After helping MBA applicants get into some of the world’s top business schools for more than a decade, Clear Admit co-founder Graham Richmond is now doing a complete flip: he has launched a consulting firm to help business schools with their efforts to recruit candidates.
The 40-year-old entrepreneur helped to build Clear Admit into one of the leading MBA admissions consulting firms after a ten-month stint as an admissions counselor for the Wharton School, a job he took after earning his MBA from Wharton in 2001. He was also co-founder of the Association of International Graduate Admissions Consultants (AIGAC). Richmond’s co-founder Ingram graduated from Wharton two years earlier in 1999.
Richmond announced his new plans today (June 19) at an afternoon meeting attended by business school admissions officers in Vancouver, British Columbia, where the Graduate Management Admissions Council is holding a major conference. He said he has about a handful of business schools who have expressed interest in hiring his firm, though he declined to name them.
Richmond, whose last day at Clear Admit was Friday, said the idea for the new business “has been in the works for awhile” and is a natural result of advice he has given admission directors from time to time. “It wasn’t so much that I was tired of it as much as I saw this opportunity,” he said in an interview. “You see so many little things that might rub a candidate the wrong way and the schools often don’t know.”
Southwark will be competing with several other players who consult with educational institutions over strategy issues, branding and positioning, and admissions policies, including Huron Consulting and several other solo firms. Southwark will offer consulting on a wide range of business school issues, from measuring a school’s brand perception in the marketplace to sharing best practices of leading admissions offices. The outfit’s website, for example, asks, “How does your admissions office run from an operations standpoint? Are files processed in a timely and organized fashion? Are you using the right tools to expedite the often cumbersome process of verifying test scores and other key application components? We can put these practices to work for you so that your team has more time to meet with and assess prospective students.”
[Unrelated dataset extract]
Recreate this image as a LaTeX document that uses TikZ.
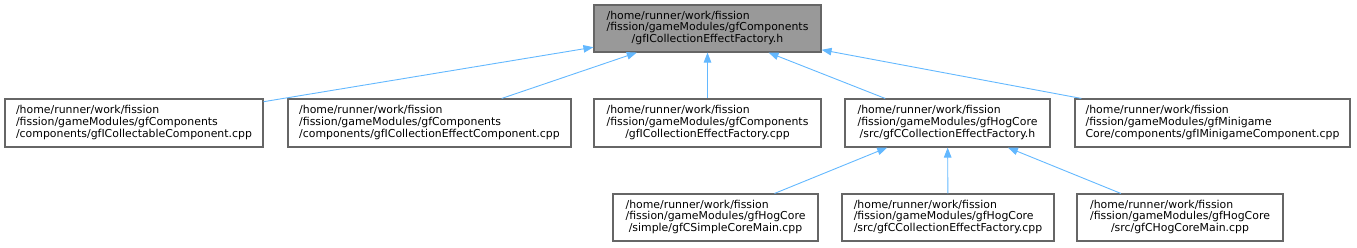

The new company is an outgrowth of an early decision Richmond made to cultivate admissions officers at the world’s top business schools. “Over the years, I have tried to have great relationships with the schools,” he explained. “Some of our competitors asked me why bother schmoozing the schools. But I always thought that staying in touch with them was good for relationship building. They repeatedly have sought to pick my brain about the latest applicant pool, or about application volume, or how we have effectively used social media to generate an audience for Clear Admit. I would typically give them some free advice but over time it occurred to me that there might be a market for schools that want help on how to attract viable candidates and how to run an efficient application process.”
Richmond, who lives and works from Paris, France, said he will maintain his ownership stake in Clear Admit but will no longer have any operational role. Ingram, the firm’s co-founder who has been chief financial officer and chief operating officer, succeeds Richmond as CEO.
Richmond said he is not bringing anyone from the firm with him into his new venture. Instead, he said, he has “a couple of folks who will work with me as analysts, college grads with stats backgrounds.”
Clear Admit has five full-time MBA admissions consultants on its staff, including co-founder Ingram.